◆ Task statement: From the material below, list every line containing "with".

(Data items)
────────────────────

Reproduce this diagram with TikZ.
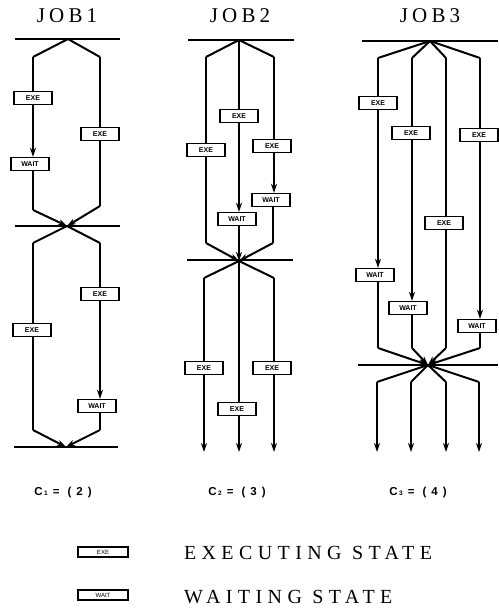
\documentclass[tikz,border=0pt]{standalone}
\usepackage{fontspec}
\setmainfont{Liberation Serif}
\newfontfamily\sansf{Liberation Sans}
\newfontfamily\titlef[LetterSpace=20]{Liberation Serif}
\newfontfamily\legf[LetterSpace=27]{Liberation Serif}
\usetikzlibrary{arrows.meta}
\newcommand{\clabel}[2]{C\hspace{1.5pt}{\fontsize{6.5}{6.5}\selectfont #1}\hspace{5pt}=\hspace{8pt}(\hspace{5pt}#2\hspace{5pt})}
\begin{document}
\begin{tikzpicture}[x=1pt,y=-1pt,
  line width=1.4pt,
  box/.style={draw,fill=white,line width=1.4pt,minimum width=38pt,minimum height=13pt,inner sep=0pt,font=\sansf\bfseries\fontsize{7}{7}\selectfont},
  lbox/.style={draw,line width=1.3pt,minimum width=50pt,minimum height=10pt,inner sep=0pt,font=\sansf\fontsize{6}{6}\selectfont},
  bar/.style={line width=1.6pt},
  diag/.style={line width=2pt},
  arr/.style={-{Stealth[length=9pt,width=6pt]}},
  title/.style={font=\titlef\fontsize{21}{21}\selectfont},
  clab/.style={font=\sansf\bfseries\fontsize{11.5}{11.5}\selectfont},
  legend/.style={anchor=west,font=\legf\fontsize{20}{20}\selectfont}
]
\useasboundingbox (0,0) rectangle (498,610);

% ---------- JOB 1 ----------
\node[title] (t1) at (67,16) {JOB1};
\coordinate (p1a) at (15,39); \coordinate (q1a) at (120,39);
\coordinate (m1a) at (68,39);
\coordinate (m1b) at (67,226);
\coordinate (p1b) at (15,226); \coordinate (q1b) at (120,226);
\coordinate (m1c) at (66,447);
\coordinate (p1c) at (14,447); \coordinate (q1c) at (118,447);
\draw[bar] (p1a) -- (q1a);
\draw[bar] (p1b) -- (q1b);
\draw[bar] (p1c) -- (q1c);
\coordinate (b1L) at (33,57); \coordinate (b1R) at (100,57);
\coordinate (c1L) at (33,210); \coordinate (c1R) at (100,206);
\node[box] (e1a) at (33,98) {EXE};
\node[box] (w1a) at (30,164) {WAIT};
\node[box] (e1b) at (100,134) {EXE};
\draw[diag] (m1a) -- (b1L); \draw[diag] (m1a) -- (b1R);
\draw (b1L) -- (e1a);
\draw[arr] (e1a) -- (e1a |- w1a.north);
\draw (w1a.south -| c1L) -- (c1L);
\draw[diag,arr] (c1L) -- (m1b);
\draw (b1R) -- (e1b) -- (c1R);
\draw[diag,arr] (c1R) -- (m1b);
% lower half
\coordinate (d1L) at (33,243); \coordinate (d1R) at (100,243);
\coordinate (f1L) at (33,430); \coordinate (f1R) at (100,430);
\node[box] (e1c) at (32,330) {EXE};
\node[box] (e1d) at (100,294) {EXE};
\node[box] (w1b) at (97,406) {WAIT};
\draw[diag] (m1b) -- (d1L); \draw[diag] (m1b) -- (d1R);
\draw (d1L) -- (e1c.north -| d1L);
\draw (e1c.south -| d1L) -- (f1L);
\draw[diag,arr] (f1L) -- (m1c);
\draw (d1R) -- (e1d);
\draw[arr] (e1d) -- (e1d |- w1b.north);
\draw (w1b.south -| f1R) -- (f1R);
\draw[diag,arr] (f1R) -- (m1c);

% ---------- JOB 2 ----------
\node[title] (t2) at (240,16) {JOB2};
\coordinate (p2a) at (188,40); \coordinate (q2a) at (294,40);
\coordinate (m2a) at (239,40);
\coordinate (p2b) at (187,260); \coordinate (q2b) at (293,260);
\coordinate (m2b) at (239,261);
\draw[bar] (p2a) -- (q2a);
\draw[bar] (p2b) -- (q2b);
\coordinate (b2L) at (206,57); \coordinate (b2R) at (274,57);
\coordinate (c2L) at (206,243); \coordinate (c2R) at (273,243);
\node[box] (e2a) at (239,116) {EXE};
\node[box] (w2a) at (237,219) {WAIT};
\node[box] (e2b) at (206,150) {EXE};
\node[box] (e2c) at (272,146) {EXE};
\node[box] (w2b) at (271,200) {WAIT};
\draw[diag] (m2a) -- (b2L); \draw[diag] (m2a) -- (b2R);
\draw (m2a) -- (e2a);
\draw[arr] (e2a) -- (e2a |- w2a.north);
\draw[arr] (w2a.south -| m2b) -- (m2b);
\draw (b2L) -- (e2b.north -| b2L);
\draw (e2b.south -| b2L) -- (c2L);
\draw[diag,arr] (c2L) -- (m2b);
\draw (b2R) -- (e2c.north -| b2R);
\draw[arr] (e2c.south -| b2R) -- (b2R |- w2b.north);
\draw (w2b.south -| c2R) -- (c2R);
\draw[diag,arr] (c2R) -- (m2b);
% lower half
\coordinate (d2L) at (204,278); \coordinate (d2R) at (274,278);
\coordinate (o2L) at (204,452); \coordinate (o2M) at (239,452); \coordinate (o2R) at (274,452);
\node[box] (e2d) at (204,368) {EXE};
\node[box] (e2e) at (237,409) {EXE};
\node[box] (e2f) at (272,368) {EXE};
\draw[diag] (m2b) -- (d2L); \draw[diag] (m2b) -- (d2R);
\draw (d2L) -- (e2d);
\draw[arr] (e2d) -- (o2L);
\draw (m2b) -- (e2e.north -| o2M);
\draw[arr] (e2e.south -| o2M) -- (o2M);
\draw (d2R) -- (e2f.north -| d2R);
\draw[arr] (e2f.south -| d2R) -- (o2R);

% ---------- JOB 3 ----------
\node[title] (t3) at (430,16) {JOB3};
\coordinate (p3a) at (362,41); \coordinate (q3a) at (498,41);
\coordinate (m3a) at (430,41);
\coordinate (p3b) at (358,365); \coordinate (q3b) at (498,365);
\coordinate (m3b) at (428,365);
\draw[bar] (p3a) -- (q3a);
\draw[bar] (p3b) -- (q3b);
\coordinate (b3A) at (378,58); \coordinate (b3B) at (412,58);
\coordinate (b3C) at (446,58); \coordinate (b3D) at (480,58);
\coordinate (c3A) at (378,348); \coordinate (c3B) at (412,348);
\coordinate (c3C) at (446,348); \coordinate (c3D) at (480,348);
\node[box] (e3a) at (378,103) {EXE};
\node[box] (e3b) at (411,133) {EXE};
\node[box] (e3c) at (444,223) {EXE};
\node[box] (e3d) at (479,135) {EXE};
\node[box] (w3a) at (375,275) {WAIT};
\node[box] (w3b) at (408,308) {WAIT};
\node[box] (w3d) at (477,326) {WAIT};
\draw[diag] (m3a) -- (b3A); \draw[diag] (m3a) -- (b3B);
\draw[diag] (m3a) -- (b3C); \draw[diag] (m3a) -- (b3D);
\draw (b3A) -- (e3a.north -| b3A);
\draw[arr] (e3a.south -| b3A) -- (b3A |- w3a.north);
\draw (w3a.south -| c3A) -- (c3A);
\draw[diag,arr] (c3A) -- (m3b);
\draw (b3B) -- (e3b.north -| b3B);
\draw[arr] (e3b.south -| b3B) -- (b3B |- w3b.north);
\draw (w3b.south -| c3B) -- (c3B);
\draw[diag,arr] (c3B) -- (m3b);
\draw (b3C) -- (e3c.north -| b3C);
\draw (e3c.south -| b3C) -- (c3C);
\draw[diag,arr] (c3C) -- (m3b);
\draw (b3D) -- (e3d.north -| b3D);
\draw[arr] (e3d.south -| b3D) -- (b3D |- w3d.north);
\draw (w3d.south -| c3D) -- (c3D);
\draw[diag,arr] (c3D) -- (m3b);
% outputs
\coordinate (d3A) at (377,382); \coordinate (d3B) at (411,382);
\coordinate (d3C) at (446,382); \coordinate (d3D) at (479,382);
\coordinate (o3A) at (377,452); \coordinate (o3B) at (411,452);
\coordinate (o3C) at (446,452); \coordinate (o3D) at (479,452);
\draw[diag] (m3b) -- (d3A); \draw[diag] (m3b) -- (d3B);
\draw[diag] (m3b) -- (d3C); \draw[diag] (m3b) -- (d3D);
\draw[arr] (d3A) -- (o3A);
\draw[arr] (d3B) -- (o3B);
\draw[arr] (d3C) -- (o3C);
\draw[arr] (d3D) -- (o3D);

% ---------- labels ----------
\node[clab] (k1) at (63,493) {\clabel{1}{2}};
\node[clab] (k2) at (237,493) {\clabel{2}{3}};
\node[clab] (k3) at (418,493) {\clabel{3}{4}};

% ---------- legend ----------
\node[lbox] (le) at (103,552) {EXE};
\node[lbox] (lw) at (103,595) {WAIT};
\node[legend] (te) at (180,553) {EXECUTING STATE};
\node[legend] (tw) at (180,597) {WAITING STATE};
\end{tikzpicture}
\end{document}
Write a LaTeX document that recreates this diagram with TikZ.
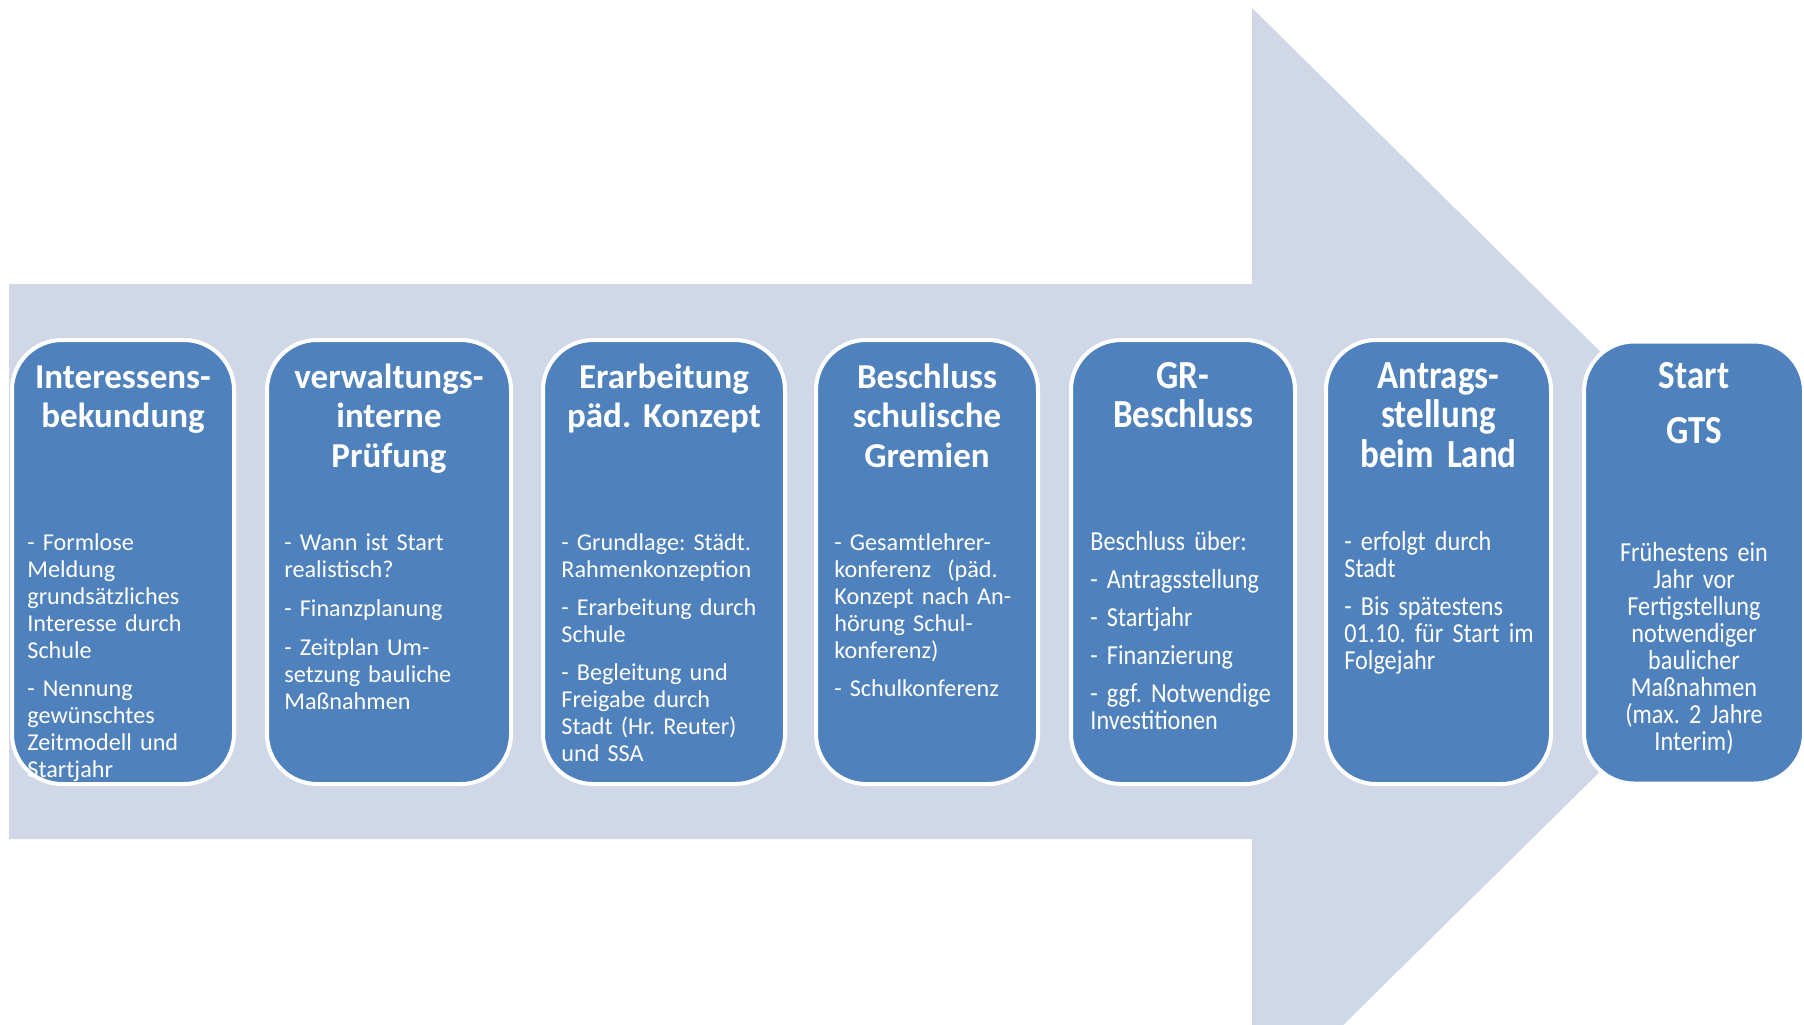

────────────────────

◆ Task response:
Reproduce this diagram with TikZ.
Write a LaTeX document that recreates this diagram with TikZ.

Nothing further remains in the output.